Em Portugal não há registo também de qualquer apreensão de “cocaína rosa”, ao contrário do que tem sido notícia no país vizinho - sobretudo em locais como Ibiza, um epicentro da diversão nocturna - , mas por toda a Europa (Reino Unido à cabeça) têm-se registado mortes associadas à “cocaína rosa”, sobretudo por overdose ou complicações associadas à impureza das substâncias presentes no cocktail. Um estado de inconsciência e a incapacidade respiratória são duas das consequências mais apontadas. 

A atração das camadas mais jovens pela “cocaína rosa” - a que também muitos chamam “tuci”, “Venus” ou “Eros” - justifica-se por esta garantir efeitos simultaneamente alucinogénios e estimulantes mais prolongados, além, claro, da sua imagem. O “marketing” é importante, explica João Goulão: “Sim, há uma estratégia, há múltiplas estratégias, das entidades que se dedicam à introdução de drogas - e que não têm escrúpulos - para alcançar a faixa etária mais jovem”. E alerta: “O presidente da agência europeia das drogas já disse que nunca como agora houve tantas drogas disponíveis nem tanta gente - incluído jovens - a utilizar. A realidade é essa e, claro, resulta também das estratégias dos traficantes, que tornam as drogas mais ‘apelativas’ e disponíveis em quantidade e variedade”. 

Podendo ser consumida em pó ou em comprimido, a “cocaína rosa” é procurada sobretudo em ambiente nocturno, numa esfera um tanto mais elitista — não é uma droga “de rua” e os 90 euros/grama afastam muitos interessados —, e por consumidores sem passado ligado às drogas. Uma realidade, apesar de tudo, já vista noutras épocas. 

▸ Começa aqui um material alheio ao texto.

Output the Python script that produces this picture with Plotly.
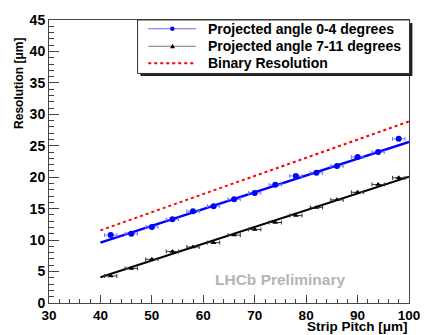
import plotly.graph_objects as go

# ---- data ----
pitch = [42, 46, 50, 54, 58, 62, 66, 70, 74, 78, 82, 86, 90, 94, 98]
res_0_4 = [10.8, 11.0, 12.1, 13.3, 14.6, 15.4, 16.5, 17.5, 18.8, 20.2, 20.7, 21.8, 23.2, 24.0, 26.1]
res_7_11 = [4.3, 5.5, 6.95, 8.2, 8.9, 9.6, 10.8, 11.7, 12.8, 13.9, 15.2, 16.4, 17.6, 18.85, 19.9]
pitch_err = [1.2] * len(pitch)
fit_x = [40, 100]
fit_0_4 = [9.6, 25.6]
fit_7_11 = [4.1, 20.1]
binary_res = [11.55, 28.87]

legend_labels = ["Projected angle 0-4 degrees", "Projected angle 7-11 degrees", "Binary Resolution"]

FONT = "Liberation Sans, Arial, Helvetica, sans-serif"

fig = go.Figure()

# binary resolution
fig.add_trace(go.Scatter(x=fit_x, y=binary_res, mode="lines",
                         line=dict(color="#ff0000", width=2, dash="dot"), showlegend=False))
# fits
fig.add_trace(go.Scatter(x=fit_x, y=fit_0_4, mode="lines",
                         line=dict(color="#0000ff", width=2.5), showlegend=False))
fig.add_trace(go.Scatter(x=fit_x, y=fit_7_11, mode="lines",
                         line=dict(color="#000000", width=2), showlegend=False))
# points
fig.add_trace(go.Scatter(x=pitch, y=res_0_4, mode="markers",
                         marker=dict(color="#0000ff", size=6, symbol="circle"),
                         error_x=dict(type="data", array=pitch_err, color="#7777ff",
                                      thickness=1, width=2),
                         showlegend=False))
fig.add_trace(go.Scatter(x=pitch, y=res_7_11, mode="markers",
                         marker=dict(color="#000000", size=5, symbol="triangle-up"),
                         error_x=dict(type="data", array=pitch_err, color="#333333",
                                      thickness=1, width=2),
                         showlegend=False))

# ---- manual legend (paper coords) ----
W, H = 432, 335
ml, mr, mt, mb = 49, 13, 15, 29
pw, ph = W - ml - mr, H - mt - mb

def px(x):
    return (x - ml) / pw

def py(y):
    return 1 - (y - mt) / ph

shapes = []
# shadow
shapes.append(dict(type="rect", xref="paper", yref="paper",
                   x0=px(143), x1=px(422.5), y0=py(72.5), y1=py(18),
                   fillcolor="#222222", line=dict(width=0), layer="above"))
shapes.append(dict(type="rect", xref="paper", yref="paper",
                   x0=px(140), x1=px(419.5), y0=py(70), y1=py(15),
                   fillcolor="white", line=dict(color="#333333", width=1), layer="above"))
rows = [24, 42, 59.5]
styles = [dict(color="#6666ff", width=1), dict(color="#777777", width=1),
          dict(color="#ff0000", width=2, dash="dot")]
for yy, st in zip(rows, styles):
    shapes.append(dict(type="line", xref="paper", yref="paper",
                       x0=px(151), x1=px(200), y0=py(yy), y1=py(yy), line=st, layer="above"))
# legend markers
shapes.append(dict(type="circle", xref="paper", yref="paper",
                   x0=px(173.5), x1=px(178), y0=py(rows[0] + 2.3), y1=py(rows[0] - 2.3),
                   fillcolor="#0000ff", line=dict(width=0), layer="above"))
shapes.append(dict(type="path", xref="paper", yref="paper",
                   path=f"M {px(173.5)} {py(rows[1]+2)} L {px(178.5)} {py(rows[1]+2)} L {px(176)} {py(rows[1]-2.5)} Z",
                   fillcolor="#000000", line=dict(width=0), layer="above"))

annotations = []
for yy, lab in zip(rows, legend_labels):
    annotations.append(dict(text=lab, xref="paper", yref="paper", x=px(210), y=py(yy),
                            xanchor="left", yanchor="middle", showarrow=False,
                            font=dict(family=FONT, size=14, color="black", weight="bold")))

# axis titles
annotations.append(dict(text="Strip Pitch [\u03bcm]", xref="paper", yref="paper",
                        x=1.0, y=py(330), xanchor="right", yanchor="middle", showarrow=False,
                        borderpad=0,
                        font=dict(family=FONT, size=13.5, color="black", weight="bold")))
annotations.append(dict(text="Resolution [\u03bcm]", xref="paper", yref="paper",
                        x=px(18), y=py(31), xanchor="center", yanchor="top", textangle=-90,
                        showarrow=False,
                        font=dict(family=FONT, size=12, color="black", weight="bold")))
# LHCb label
annotations.append(dict(text="LHCb Preliminary", xref="x", yref="y", x=75, y=3.7,
                        xanchor="center", yanchor="middle", showarrow=False,
                        font=dict(family=FONT, size=15.5, color="#b4b4b4", weight="bold")))

fig.update_layout(
    width=W, height=H,
    margin=dict(l=ml, r=mr, t=mt, b=mb, pad=0),
    paper_bgcolor="white", plot_bgcolor="white",
    shapes=shapes, annotations=annotations,
    showlegend=False,
    xaxis=dict(range=[30, 100], dtick=10, tick0=30, showgrid=False, zeroline=False,
               showline=True, linecolor="#444444", linewidth=1, mirror=True,
               ticks="inside", ticklen=8, tickcolor="#444444",
               minor=dict(dtick=2, ticks="inside", ticklen=4, tickcolor="#444444"),
               tickfont=dict(family=FONT, size=13.5, color="black", weight="bold")),
    yaxis=dict(range=[0, 45], dtick=5, tick0=0, showgrid=False, zeroline=False,
               showline=True, linecolor="#444444", linewidth=1, mirror=True,
               ticks="inside", ticklen=10, tickcolor="#444444",
               minor=dict(dtick=1, ticks="inside", ticklen=5, tickcolor="#444444"),
               tickfont=dict(family=FONT, size=14, color="black", weight="bold")),
)

fig.write_html("out.html", config={"displayModeBar": False},
               post_script="document.body.style.margin='0';")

“A verdade é que o policonsumo, ou seja, uma mistura de substâncias, lícitas e ilícitas, cocktails totalmente disparatados, é uma realidade das sociedades, não só a portuguesa e não só agora. E é evidente que o consumo de múltiplas substância potencia os riscos, seja pela adição, seja por haver os chamados efeitos antagónicos, choques no nosso metabolismo. O caso mais famoso é o ‘speedball’, a mistura de cocaína e heroína, com efeitos realmente graves”, conclui João Goulão.